Berdasarkan daftar, terdapat beberapa nama pekerja dalam daftar hadir Bulan Maret hingga Desember 2014, yang tidak pernah bekerja di rumah dinas tersebut. Nama-nama itu antara lain, Nofrita, Febri Yanti, dan Nurhayati. Selain itu, juga terdapat nama-nama pekerja yang telah berhenti, tetapi gajinya tetap dicairkan oleh Rhici Lima Saza, yaitu atas nama Suhendrik, Hendri, Amel Zola, dan Esi Widiyani.
Pencairan gaji atas nama fiktif dan nama-nama yang telah berhenti tersebut dilakukan terdakwa Richi atas permintaan terdakwa Maria Feronika. Tindakan itu lebih dulu diawali dengan memasukkan nama-nama tersebut oleh Maria dengan meminta fotocopy KTPkepada yang bersangkutan.

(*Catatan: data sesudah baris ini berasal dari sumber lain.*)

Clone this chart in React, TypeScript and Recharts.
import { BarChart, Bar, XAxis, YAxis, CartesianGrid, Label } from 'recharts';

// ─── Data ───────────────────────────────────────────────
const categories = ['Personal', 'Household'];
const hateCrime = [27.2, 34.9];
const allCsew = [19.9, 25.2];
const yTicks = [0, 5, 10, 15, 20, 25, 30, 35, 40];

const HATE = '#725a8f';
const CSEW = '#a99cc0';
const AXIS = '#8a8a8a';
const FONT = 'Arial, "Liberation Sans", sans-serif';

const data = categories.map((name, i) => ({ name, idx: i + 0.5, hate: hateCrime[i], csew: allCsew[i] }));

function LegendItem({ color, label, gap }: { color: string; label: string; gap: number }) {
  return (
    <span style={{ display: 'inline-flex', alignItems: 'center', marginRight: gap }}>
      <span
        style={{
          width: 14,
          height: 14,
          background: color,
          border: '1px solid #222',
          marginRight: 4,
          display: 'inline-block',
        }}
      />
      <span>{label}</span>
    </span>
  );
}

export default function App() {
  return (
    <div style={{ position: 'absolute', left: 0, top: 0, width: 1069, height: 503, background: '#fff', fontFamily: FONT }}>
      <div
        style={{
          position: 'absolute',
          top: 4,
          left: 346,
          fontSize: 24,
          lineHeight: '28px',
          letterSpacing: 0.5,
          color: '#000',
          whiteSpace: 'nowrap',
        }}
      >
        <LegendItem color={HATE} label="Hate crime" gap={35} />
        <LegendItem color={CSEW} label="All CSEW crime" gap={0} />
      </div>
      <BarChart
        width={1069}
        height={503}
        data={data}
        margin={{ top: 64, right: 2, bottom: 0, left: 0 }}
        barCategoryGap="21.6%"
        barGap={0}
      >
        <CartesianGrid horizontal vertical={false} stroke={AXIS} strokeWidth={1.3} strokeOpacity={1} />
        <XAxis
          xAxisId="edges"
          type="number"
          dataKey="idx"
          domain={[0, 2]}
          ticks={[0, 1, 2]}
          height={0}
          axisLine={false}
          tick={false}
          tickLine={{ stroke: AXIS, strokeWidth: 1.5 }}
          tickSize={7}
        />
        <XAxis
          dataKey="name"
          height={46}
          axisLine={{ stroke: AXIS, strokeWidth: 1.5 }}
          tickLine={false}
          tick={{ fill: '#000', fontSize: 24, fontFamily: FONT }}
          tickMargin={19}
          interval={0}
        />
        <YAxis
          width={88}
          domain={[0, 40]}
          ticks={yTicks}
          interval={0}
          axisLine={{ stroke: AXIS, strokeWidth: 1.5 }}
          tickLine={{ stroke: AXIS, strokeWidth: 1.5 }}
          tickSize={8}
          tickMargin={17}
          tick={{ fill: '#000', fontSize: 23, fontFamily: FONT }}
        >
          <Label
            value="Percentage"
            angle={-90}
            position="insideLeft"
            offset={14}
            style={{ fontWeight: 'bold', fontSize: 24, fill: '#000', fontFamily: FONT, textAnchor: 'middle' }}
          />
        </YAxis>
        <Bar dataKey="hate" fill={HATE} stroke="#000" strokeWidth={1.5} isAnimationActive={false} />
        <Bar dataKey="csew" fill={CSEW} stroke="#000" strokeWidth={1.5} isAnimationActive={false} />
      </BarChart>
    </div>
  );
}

Setiap bulanya, nama-nama pekerja fiktif dan yang berhenti tersebut seharusnya disampaikan oleh Rhici kepada bendara, dan melaporkan hal tersebutkepada Sekretaris Daerah Padangpanjang. Namun, informasi perihal nama-nama pekerja yang berhenti hanya diberitahukan Richi kepada Maria.
Tidak hanya itu, untuk pekerja yang setiap bulannya menerima gaji, juga dilakukan pemotongan oleh terdakwa Maria dengan berbagai alasan. Sehingga setiap pekerja menerima gaji dalam jumlah yang berbeda-beda.

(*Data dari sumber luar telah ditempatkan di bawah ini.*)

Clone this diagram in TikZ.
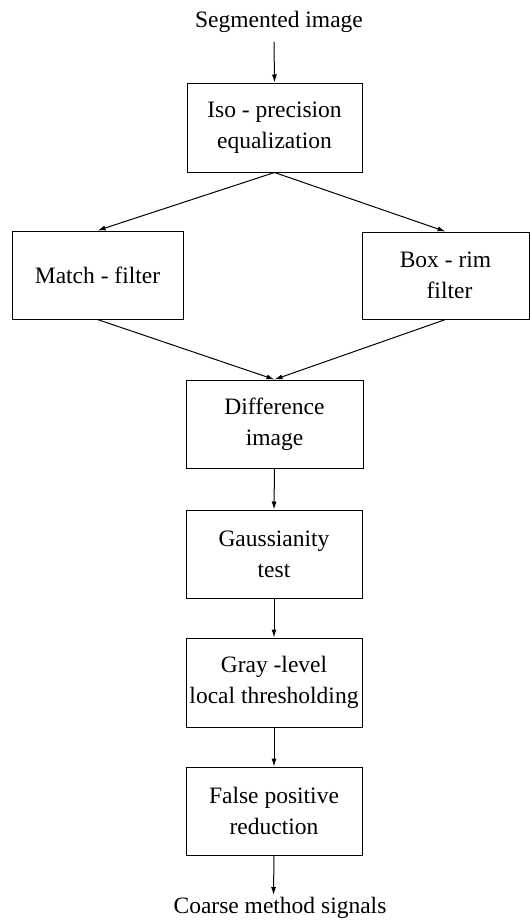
\documentclass[tikz,border=0pt]{standalone}
\usepackage{fontspec}
\setmainfont{Liberation Serif}
\usetikzlibrary{arrows.meta}
\begin{document}
\begin{tikzpicture}[x=1pt,y=-1pt,
  box/.style={draw, line width=1pt, inner sep=0pt, align=center,
    font=\fontsize{23.5}{31}\selectfont},
  lbl/.style={font=\fontsize{23.5}{31}\selectfont, inner sep=0pt},
  arr/.style={line width=1pt, -{Latex[length=8pt,width=5pt]}}]
\useasboundingbox (0,0) rectangle (530,922);
\node[lbl, anchor=base] (top) at (279,27) {Segmented image};
\coordinate (in) at (274,42);
\node[box, minimum width=175pt, minimum height=89pt] (iso) at (274.5,127.5) {Iso - precision\\equalization};
\node[box, minimum width=171pt, minimum height=88pt] (ml) at (97.5,275) {Match - filter};
\node[box, minimum width=167pt, minimum height=87pt] (mr) at (445.5,275.5) {Box - rim\\\hspace*{8pt}filter};
\node[box, minimum width=177pt, minimum height=88pt] (diff) at (274.5,424) {Difference\\image};
\node[box, minimum width=176pt, minimum height=88pt] (gauss) at (274,554) {Gaussianity\\test};
\node[box, minimum width=176pt, minimum height=89pt] (gray) at (274,682.5) {Gray -level\\local thresholding};
\node[box, minimum width=176pt, minimum height=88pt] (fp) at (274,811) {False positive\\reduction};
\coordinate (out) at (273.5,895);
\node[lbl, anchor=base] (bot) at (280,913) {Coarse method signals};
\draw[arr] (in) -- (iso.north);
\draw[arr] (iso.south) -- (ml.north);
\draw[arr] (iso.south) -- (mr.north);
\draw[arr] (ml.south) -- (diff.north);
\draw[arr] (mr.south) -- (diff.north);
\draw[arr] (diff.south) -- (gauss.north);
\draw[arr] (gauss.south) -- (gray.north);
\draw[arr] (gray.south) -- (fp.north);
\draw[arr] (fp.south) -- (out);
\end{tikzpicture}
\end{document}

Selanjutnya, pada 2015 Sekretariat Daerah Kota Padang Panjang memperoleh anggaran senilai Rp540 juta. Di mana uang tersebut digunakan untuk membayar upah 12 pekerja yang masing-masing menerima upah Rp75 ribu perhari, dengan sistempembayaran gaji yang sama dengan sistem pada 2014. Atas perbuatannya, terdakwa dijerat dengan pasal 2 dan 3 UU Nomor 31/1999 tentang Tindak Pidana Korupsi, juncto UU Tindak Pidana Pencucian Uang (TPPU).

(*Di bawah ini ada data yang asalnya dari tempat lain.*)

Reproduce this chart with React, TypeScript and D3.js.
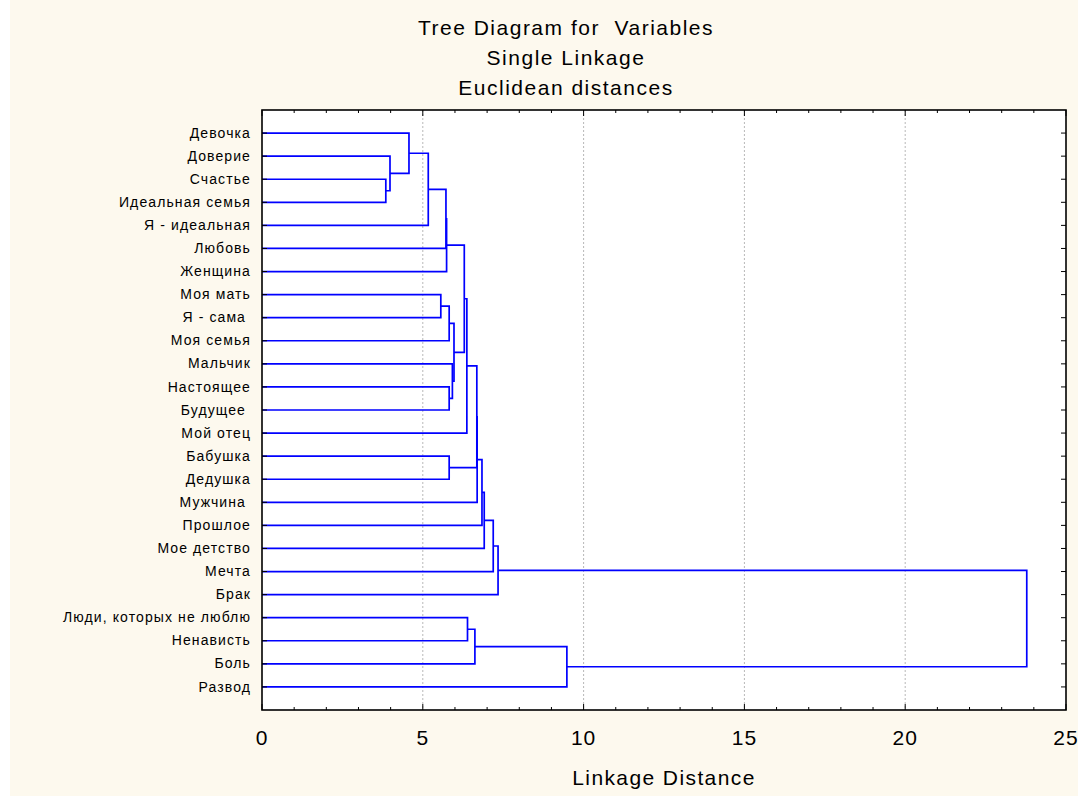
import React, { useEffect, useRef } from 'react';
import * as d3 from 'd3';

// листья дерева, сверху вниз
const labels = [
  'Девочка',
  'Доверие',
  'Счастье',
  'Идеальная семья',
  'Я - идеальная',
  'Любовь',
  'Женщина',
  'Моя мать',
  'Я - сама ',
  'Моя семья',
  'Мальчик',
  'Настоящее',
  'Будущее ',
  'Мой отец',
  'Бабушка',
  'Дедушка',
  'Мужчина ',
  'Прошлое',
  'Мое детство',
  'Мечта',
  'Брак',
  'Люди, которых не люблю',
  'Ненависть',
  'Боль',
  'Развод',
];

// объединения: [левый, правый, расстояние]; индекс >= labels.length -> предыдущее объединение
const merges = [
  [2, 3, 3.85],
  [1, 25, 3.98],
  [0, 26, 4.57],
  [27, 4, 5.17],
  [7, 8, 5.56],
  [28, 5, 5.72],
  [30, 6, 5.74],
  [29, 9, 5.82],
  [11, 12, 5.82],
  [14, 15, 5.82],
  [10, 33, 5.92],
  [32, 35, 5.97],
  [31, 36, 6.29],
  [37, 13, 6.37],
  [21, 22, 6.39],
  [39, 23, 6.62],
  [38, 34, 6.68],
  [41, 16, 6.69],
  [42, 17, 6.84],
  [43, 18, 6.91],
  [44, 19, 7.19],
  [45, 20, 7.34],
  [40, 24, 9.48],
  [46, 47, 23.78],
];

const xTicks = [0, 5, 10, 15, 20, 25];
const titleLines = ['Tree Diagram for  Variables', 'Single Linkage', 'Euclidean distances'];
const xTitle = 'Linkage Distance';

const FONT = '"Liberation Sans", Arial, sans-serif';

const App = () => {
  const svgRef = useRef<SVGSVGElement>(null);

  useEffect(() => {
    const width = 1078;
    const height = 796;
    const margin = { top: 110, right: 12, bottom: 86, left: 262 };

    const svg = d3.select(svgRef.current);
    svg.selectAll('*').remove();
    svg.attr('width', width).attr('height', height);

    // фон
    svg.append('rect').attr('width', width).attr('height', height).attr('fill', '#ffffff');
    svg.append('rect').attr('x', 10).attr('width', width - 10).attr('height', height).attr('fill', '#fdf9ee');

    const x0 = margin.left;
    const x1 = width - margin.right;
    const y0 = margin.top;
    const y1 = height - margin.bottom;

    const xScale = d3.scaleLinear().domain([0, 25]).range([x0, x1]);
    const yScale = d3.scalePoint<number>()
      .domain(labels.map((_, i) => i))
      .range([y0, y1])
      .padding(1);

    svg.append('rect')
      .attr('x', x0).attr('y', y0)
      .attr('width', x1 - x0).attr('height', y1 - y0)
      .attr('fill', '#ffffff');

    // сетка
    svg.append('g')
      .selectAll('line')
      .data(xTicks.filter(t => t > 0 && t < 25))
      .enter()
      .append('line')
      .attr('x1', d => xScale(d)).attr('x2', d => xScale(d))
      .attr('y1', y0).attr('y2', y1)
      .attr('stroke', '#b8b8b8')
      .attr('stroke-width', 1)
      .attr('stroke-dasharray', '2,2');

    // координаты узлов
    const nodeX: number[] = labels.map(() => xScale(0));
    const nodeY: number[] = labels.map((_, i) => yScale(i) as number);
    merges.forEach(([a, b, h]) => {
      nodeX.push(xScale(h));
      nodeY.push((nodeY[a] + nodeY[b]) / 2);
    });

    // ветви
    svg.append('g')
      .selectAll('path')
      .data(merges)
      .enter()
      .append('path')
      .attr('d', ([a, b, h]) => {
        const xn = xScale(h);
        return `M${nodeX[a]},${nodeY[a]}H${xn}V${nodeY[b]}H${nodeX[b]}`;
      })
      .attr('fill', 'none')
      .attr('stroke', '#0000ff')
      .attr('stroke-width', 1.7);

    // тики по оси X (снизу и сверху, внутрь)
    const minor = d3.range(0, 26);
    const tickG = svg.append('g').attr('stroke', '#000').attr('stroke-width', 1);
    minor.forEach(v => {
      const len = v % 5 === 0 ? 6 : 3;
      tickG.append('line').attr('x1', xScale(v)).attr('x2', xScale(v)).attr('y1', y1).attr('y2', y1 - len);
      tickG.append('line').attr('x1', xScale(v)).attr('x2', xScale(v)).attr('y1', y0).attr('y2', y0 + len);
    });
    // тики по оси Y
    labels.forEach((_, i) => {
      const y = yScale(i) as number;
      tickG.append('line').attr('x1', x0).attr('x2', x0 + 5).attr('y1', y).attr('y2', y);
      tickG.append('line').attr('x1', x1).attr('x2', x1 - 5).attr('y1', y).attr('y2', y);
    });

    // рамка
    svg.append('rect')
      .attr('x', x0).attr('y', y0)
      .attr('width', x1 - x0).attr('height', y1 - y0)
      .attr('fill', 'none')
      .attr('stroke', '#000')
      .attr('stroke-width', 1.6);

    // подписи листьев
    svg.append('g')
      .selectAll('text')
      .data(labels)
      .enter()
      .append('text')
      .attr('x', x0 - 11)
      .attr('y', (_, i) => (yScale(i) as number) + 4.6)
      .attr('text-anchor', 'end')
      .style('white-space', 'pre')
      .attr('font-family', FONT)
      .attr('font-size', 14)
      .attr('letter-spacing', 1.1)
      .attr('fill', '#000')
      .text(d => d);

    // подписи оси X
    svg.append('g')
      .selectAll('text')
      .data(xTicks)
      .enter()
      .append('text')
      .attr('x', d => xScale(d))
      .attr('y', 745)
      .attr('text-anchor', 'middle')
      .attr('font-family', FONT)
      .attr('font-size', 21)
      .attr('letter-spacing', 1)
      .attr('fill', '#000')
      .text(d => d);

    svg.append('text')
      .attr('x', (x0 + x1) / 2)
      .attr('y', 785)
      .attr('text-anchor', 'middle')
      .attr('font-family', FONT)
      .attr('font-size', 21)
      .attr('letter-spacing', 1.4)
      .attr('fill', '#000')
      .text(xTitle);

    // заголовок
    svg.append('g')
      .selectAll('text')
      .data(titleLines)
      .enter()
      .append('text')
      .attr('x', 566)
      .attr('y', (_, i) => 34.5 + i * 30.3)
      .attr('text-anchor', 'middle')
      .style('white-space', 'pre')
      .attr('font-family', FONT)
      .attr('font-size', 21)
      .attr('letter-spacing', 1.5)
      .attr('fill', '#000')
      .text(d => d);
  }, []);

  return <svg ref={svgRef} style={{ position: 'absolute', left: 0, top: 0, display: 'block' }}></svg>;
};

export default App;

Sidang lanjutan dugaan korupsi anggaran belanja rumah tangga di Rudin Walikota Padang Panjang yang menjerat istri Walikota Padang Panjang, Hendri Arnis (non aktif/karena ikut pencalonan walikota periode 2018-2023), bersama Staf Sekretariat Umum Rici Lima Saza selaku pengawas pekerja kebersihan di Rudi Wako Padang Panjang akan digelar Kamis 3 Mei 2018 mendatang.